VIDEO: Former Melbourne hairdresser becomes France’s top female winemaker

Jane Eyre was cutting hair in Australia in 1998 when a chance encounter with a customer led to work experience at a Burgundy vineyard.

VIDEO: Former Melbourne hairdresser becomes France's top female winemaker

Twenty-three years later, she's become the first woman to be named France's négociant winemaker of the year by the equivalent of the Michelin Stars for wine.

Eyre readily admits that while working as a hairdresser she “probably drank more gin and tonic” — but a flair for coaxing top-notch wines from storied Burgundy vines has propelled her into the French wine firmament.

“There's nothing like making your own wine,” Eyre says while inspecting a glass of Savigny-les-Beaune premier cru aux Vergelesses, one of a half-dozen of her recent reds.

Watch the video below:

French peers believe there's nothing quite like her wines — this month Eyre became the first Australian, and the first woman, to win the Negociant of the Year award by the Revue du Vin de France, an insider's guide to France's finest bottles.

The prestigious title recognises the talent of a particular brand of winemaker — independent players who don't own vineyards but buy grapes from others to make their own.

While the term translates as “merchant,” it has a distinctive meaning in Burgundy, where it's effectively a license to buy grapes or bulk wine for production and resale, though often they end up as underwhelming, low-price tipples.

For Eyre, who grew up in Gippsland, Victoria, on Australia's southeast coast — where she now also makes a wine she imports to France — it was the easiest way to chase a dream sparked by a conversation she had while cutting a client's hair.

Soon after she quit her job and headed to France in 1998, where she helped with the harvest at the family-owned Domaine Chevrot, eventually working at other houses in Burgundy as well as in the Mosel region in Germany while also obtaining a wine-making degree back home.

A few years later she landed at a vineyard owned by New Orleans native Chris Newman, becoming his assistant while also making her own wines on the side.
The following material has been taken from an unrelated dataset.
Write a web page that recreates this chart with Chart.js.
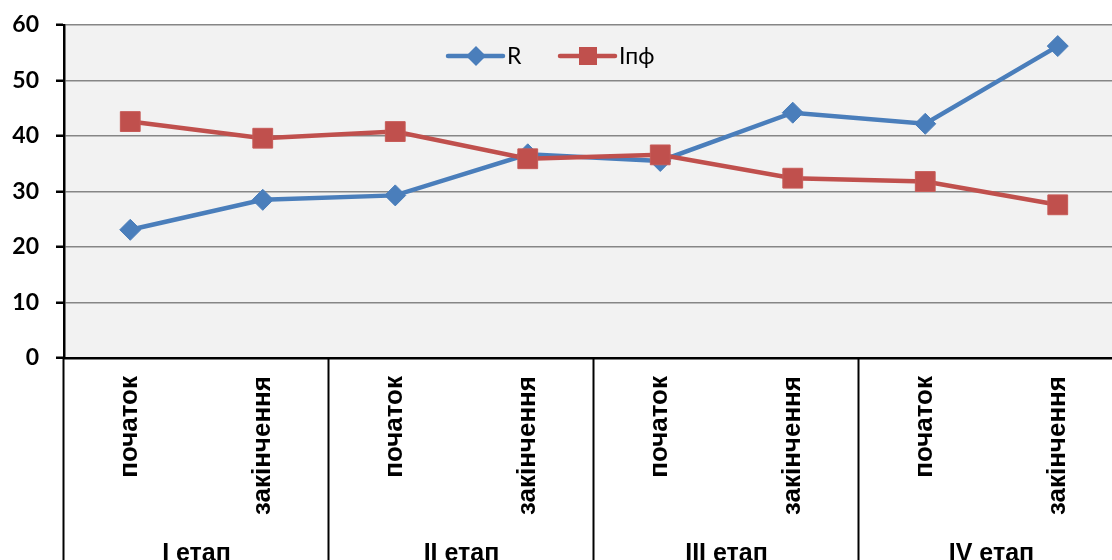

“I started with nothing. A friend lent me €5,000 ($6,000) and my boss gave me my first new barrel,” she explained.

'Overwhelmed

Eyre now works with a handful of growers to know exactly when their grapes are going to peak, and shows up to handle her harvests herself, “so I know exactly what I'm getting.”

With stocks from celebrated vineyards such as Volney, Corton or Gevrey-Chambertin, she then oversees the fermentation and ageing at a shared “wine studio” at the Chateau de Bligny outside Beaune.

In the cellar, she also dips every bottle top in wax to cover the cork, and applies her subdued white labels by hand.

Critics and top restaurants such as La Tour d'Argent or Pierre Gagnaire have lauded a deft touch that let the grapes, in particular her favourite pinot noirs, reach their full potential.

Her wines also line the shelves of top Paris wine boutiques such as Legrand or the Livre de Cave, a specialist in rare finds.

The Revue du Vin deemed her bottles “superb” and called Eyre “one to watch closely” in the coming years.

“I was overwhelmed. RVF has been a reference for great wines, it's like the Michelin for wines,” Eyre said, noting that “40 years ago, women were not allowed in the cellar at a certain period of the month.”

Looking ahead, Eyre said she would love to eventually have her own winery, though demand for coveted Burgundy fields has made the region a playground for the rich.

“To take that next step to buy a vineyard I'd need an investor,” she said. “If you buy half a hectare of a Grand Cru, you'd be up for a few million.”

But with her 20,000 bottles a year, Eyre is already “shifting negociant wines to tailor-made bottles at the high end of the market, even for the simplest vintages.”

“It shows that it's not only the French who can make wines,” Eyre said. “It opens the doors.”